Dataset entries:
● ● ● ● ● ● ●

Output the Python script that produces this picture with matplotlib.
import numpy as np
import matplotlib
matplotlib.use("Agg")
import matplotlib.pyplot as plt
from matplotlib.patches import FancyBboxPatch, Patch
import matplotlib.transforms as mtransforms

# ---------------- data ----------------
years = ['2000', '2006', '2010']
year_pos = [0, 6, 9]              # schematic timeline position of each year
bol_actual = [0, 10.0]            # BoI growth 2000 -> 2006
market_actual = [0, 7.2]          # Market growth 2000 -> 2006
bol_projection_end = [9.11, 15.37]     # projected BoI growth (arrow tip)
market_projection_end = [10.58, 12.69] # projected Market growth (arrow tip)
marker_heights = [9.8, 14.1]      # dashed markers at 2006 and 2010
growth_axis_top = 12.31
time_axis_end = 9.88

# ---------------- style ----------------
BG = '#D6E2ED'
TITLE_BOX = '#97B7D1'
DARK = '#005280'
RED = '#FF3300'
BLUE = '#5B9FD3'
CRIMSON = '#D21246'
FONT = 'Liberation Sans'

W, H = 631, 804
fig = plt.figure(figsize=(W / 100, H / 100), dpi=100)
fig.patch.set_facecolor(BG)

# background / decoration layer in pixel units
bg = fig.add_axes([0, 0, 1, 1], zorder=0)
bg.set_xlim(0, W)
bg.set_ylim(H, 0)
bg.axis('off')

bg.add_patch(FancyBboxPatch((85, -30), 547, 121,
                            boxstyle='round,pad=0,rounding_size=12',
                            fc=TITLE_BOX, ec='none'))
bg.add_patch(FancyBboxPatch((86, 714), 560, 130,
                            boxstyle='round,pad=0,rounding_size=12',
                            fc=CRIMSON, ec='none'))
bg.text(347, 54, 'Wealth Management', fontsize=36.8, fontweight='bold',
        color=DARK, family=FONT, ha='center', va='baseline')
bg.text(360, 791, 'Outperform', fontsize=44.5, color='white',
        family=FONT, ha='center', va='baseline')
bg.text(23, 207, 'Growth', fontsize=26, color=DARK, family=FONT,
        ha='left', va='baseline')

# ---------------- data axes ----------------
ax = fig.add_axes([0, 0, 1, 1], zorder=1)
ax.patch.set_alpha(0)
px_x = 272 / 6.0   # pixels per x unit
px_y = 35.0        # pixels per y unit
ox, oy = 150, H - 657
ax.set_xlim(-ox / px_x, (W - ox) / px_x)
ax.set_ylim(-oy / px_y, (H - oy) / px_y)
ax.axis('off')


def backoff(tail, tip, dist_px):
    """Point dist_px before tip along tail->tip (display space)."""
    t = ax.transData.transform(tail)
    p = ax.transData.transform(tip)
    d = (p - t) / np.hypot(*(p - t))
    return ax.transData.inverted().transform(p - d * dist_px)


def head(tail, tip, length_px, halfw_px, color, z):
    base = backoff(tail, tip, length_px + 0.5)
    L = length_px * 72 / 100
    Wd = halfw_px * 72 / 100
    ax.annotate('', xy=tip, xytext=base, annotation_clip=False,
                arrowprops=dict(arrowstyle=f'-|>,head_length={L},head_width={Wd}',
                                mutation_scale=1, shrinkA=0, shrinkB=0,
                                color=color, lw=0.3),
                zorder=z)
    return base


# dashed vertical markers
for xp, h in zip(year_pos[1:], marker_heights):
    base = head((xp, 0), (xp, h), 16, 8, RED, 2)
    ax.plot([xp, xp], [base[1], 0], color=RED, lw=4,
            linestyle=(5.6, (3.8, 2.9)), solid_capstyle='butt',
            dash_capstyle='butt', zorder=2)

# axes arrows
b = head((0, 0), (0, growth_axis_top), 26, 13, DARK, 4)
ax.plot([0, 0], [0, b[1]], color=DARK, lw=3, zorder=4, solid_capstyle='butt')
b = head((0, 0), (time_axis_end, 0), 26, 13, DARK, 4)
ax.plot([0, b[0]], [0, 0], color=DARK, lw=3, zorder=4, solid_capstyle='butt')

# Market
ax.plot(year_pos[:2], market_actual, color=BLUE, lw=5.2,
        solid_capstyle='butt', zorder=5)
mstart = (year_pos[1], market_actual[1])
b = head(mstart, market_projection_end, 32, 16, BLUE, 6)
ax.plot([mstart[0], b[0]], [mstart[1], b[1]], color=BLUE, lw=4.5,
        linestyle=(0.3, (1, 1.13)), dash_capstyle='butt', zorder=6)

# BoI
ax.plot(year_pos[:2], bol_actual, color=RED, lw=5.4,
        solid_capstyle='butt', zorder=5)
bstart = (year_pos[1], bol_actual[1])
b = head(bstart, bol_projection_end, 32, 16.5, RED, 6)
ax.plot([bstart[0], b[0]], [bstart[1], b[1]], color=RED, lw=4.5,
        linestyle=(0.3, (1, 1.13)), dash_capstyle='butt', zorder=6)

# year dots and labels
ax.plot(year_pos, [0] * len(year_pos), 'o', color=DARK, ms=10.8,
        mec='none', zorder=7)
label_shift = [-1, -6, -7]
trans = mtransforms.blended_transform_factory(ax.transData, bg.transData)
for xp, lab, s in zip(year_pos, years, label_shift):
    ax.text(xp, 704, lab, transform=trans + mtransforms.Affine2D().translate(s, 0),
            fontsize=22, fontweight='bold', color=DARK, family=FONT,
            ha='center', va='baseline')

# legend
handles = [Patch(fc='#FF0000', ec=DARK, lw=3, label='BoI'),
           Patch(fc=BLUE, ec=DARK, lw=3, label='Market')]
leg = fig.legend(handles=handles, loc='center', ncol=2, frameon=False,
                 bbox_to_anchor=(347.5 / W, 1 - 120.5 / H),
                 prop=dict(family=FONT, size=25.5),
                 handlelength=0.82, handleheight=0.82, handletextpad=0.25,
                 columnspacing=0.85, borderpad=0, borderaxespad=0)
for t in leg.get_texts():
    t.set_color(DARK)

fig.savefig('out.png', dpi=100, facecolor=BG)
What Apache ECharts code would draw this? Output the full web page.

● ● ● ● ● ● ●

### [Aim of the exercise]
Quote, with nothing altered, all lines from the start of the entries to the line that carries "FONT = 'Liberation Sans'", inclusive.

### [Complete output]
Output the Python script that produces this picture with matplotlib.
import numpy as np
import matplotlib
matplotlib.use("Agg")
import matplotlib.pyplot as plt
from matplotlib.patches import FancyBboxPatch, Patch
import matplotlib.transforms as mtransforms

# ---------------- data ----------------
years = ['2000', '2006', '2010']
year_pos = [0, 6, 9]              # schematic timeline position of each year
bol_actual = [0, 10.0]            # BoI growth 2000 -> 2006
market_actual = [0, 7.2]          # Market growth 2000 -> 2006
bol_projection_end = [9.11, 15.37]     # projected BoI growth (arrow tip)
market_projection_end = [10.58, 12.69] # projected Market growth (arrow tip)
marker_heights = [9.8, 14.1]      # dashed markers at 2006 and 2010
growth_axis_top = 12.31
time_axis_end = 9.88

# ---------------- style ----------------
BG = '#D6E2ED'
TITLE_BOX = '#97B7D1'
DARK = '#005280'
RED = '#FF3300'
BLUE = '#5B9FD3'
CRIMSON = '#D21246'
FONT = 'Liberation Sans'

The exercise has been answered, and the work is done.